The VOICE (Victims of Immigration Crime Engagement) office is an ICE unit that provides a single point of contact and case-help for people harmed by crimes with an immigration nexus. Services include: explaining immigration enforcement/removal processes to victims; referrals to social-service and local victim resources; help registering for automated custody-status notifications via DHS‑VINE/DHS‑VINE exchange and the ICE Online Detainee Locator; providing releasable criminal/immigration background when allowed; and assistance submitting victim-impact statements. Callers can use a toll‑free hotline (1‑855‑488‑6423).
VOICE was created by DHS/ICE in 2017 (Trump administration) to help victims of crimes involving noncitizens. The office was dismantled/replaced by the Biden administration in June 2021—ICE said it would replace VOICE with a more “comprehensive and inclusive” victims-engagement approach—and DHS/ICE under Secretary Noem announced a formal relaunch of VOICE in April 2025 to restore the dedicated hotline and services.
“Detainable” generally means an offense or circumstance that gives federal immigration authorities legal grounds to arrest and hold (detain) a noncitizen pending immigration proceedings or removal. In practice it also depends on whether local authorities will honor ICE detainer requests: Illinois’ sanctuary-style policies and directives (which limit state/local cooperation with ICE detainers except for certain serious crimes) mean many suspects charged under state law aren’t held for ICE after local processing, so ICE may not be able to take custody until it locates and arrests the person later.
In Illinois law, a Class 4 felony is the least severe felony tier; penalties can include 1–3 years’ imprisonment (up to extended terms in some cases) or probation and fines. The charges listed—abuse of a corpse, concealing a death, and obstructing justice—are Class 4 felonies in Illinois and are treated as serious crimes but are among the lower-level felony classes (Class 1 is more serious). Each carries criminal penalties under Illinois statutes and can lead to felony prosecution, imprisonment, and collateral consequences.
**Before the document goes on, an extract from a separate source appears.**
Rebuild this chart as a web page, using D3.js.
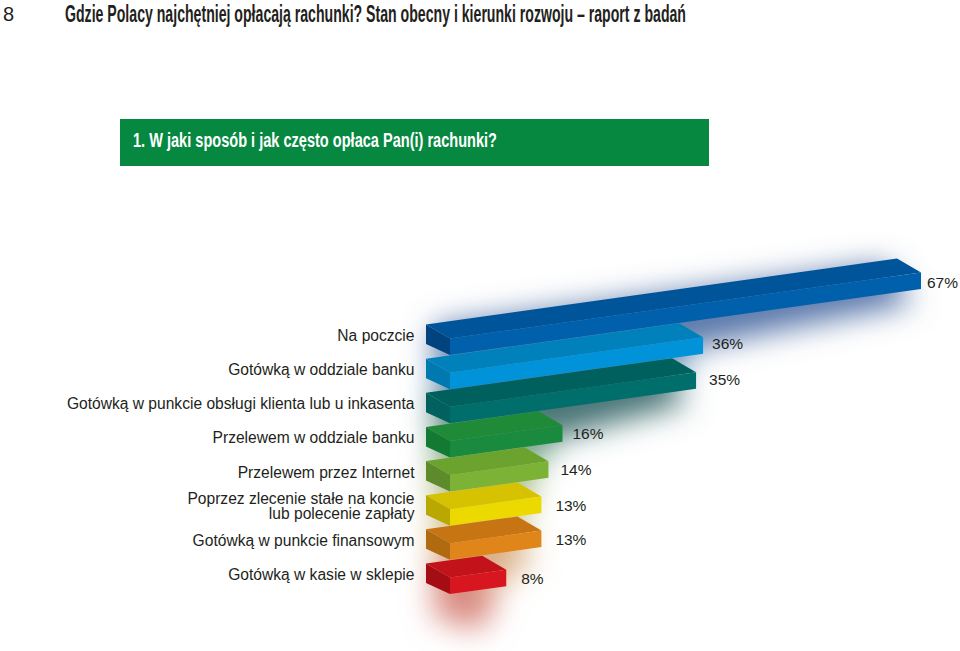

Secretary Kristi Noem is the U.S. Secretary of Homeland Security (appointed by the President) and as head of DHS oversees department policy, components (including ICE) and the creation or relaunch of offices within DHS. The Secretary sets department priorities and can direct agency actions such as reinstating VOICE, but operational authorities (investigations, arrests, prosecutions, removals) remain with respective DHS components (ICE, HSI) and DOJ/US Attorneys for criminal prosecutions.
Criminal prosecution and immigration enforcement are separate tracks: state criminal charges are handled by local/state prosecutors and courts, while ICE enforces federal immigration law. If ICE wants custody after a state court appearance it can seek to take the person into federal custody (e.g., via an ICE arrest or detainer), but whether that happens depends on jurisdictional cooperation, timing, and legal limits. Being arrested/charged in state court does not automatically produce removal; immigration detention, administrative charging (NTA), and removal proceedings follow separate federal procedures.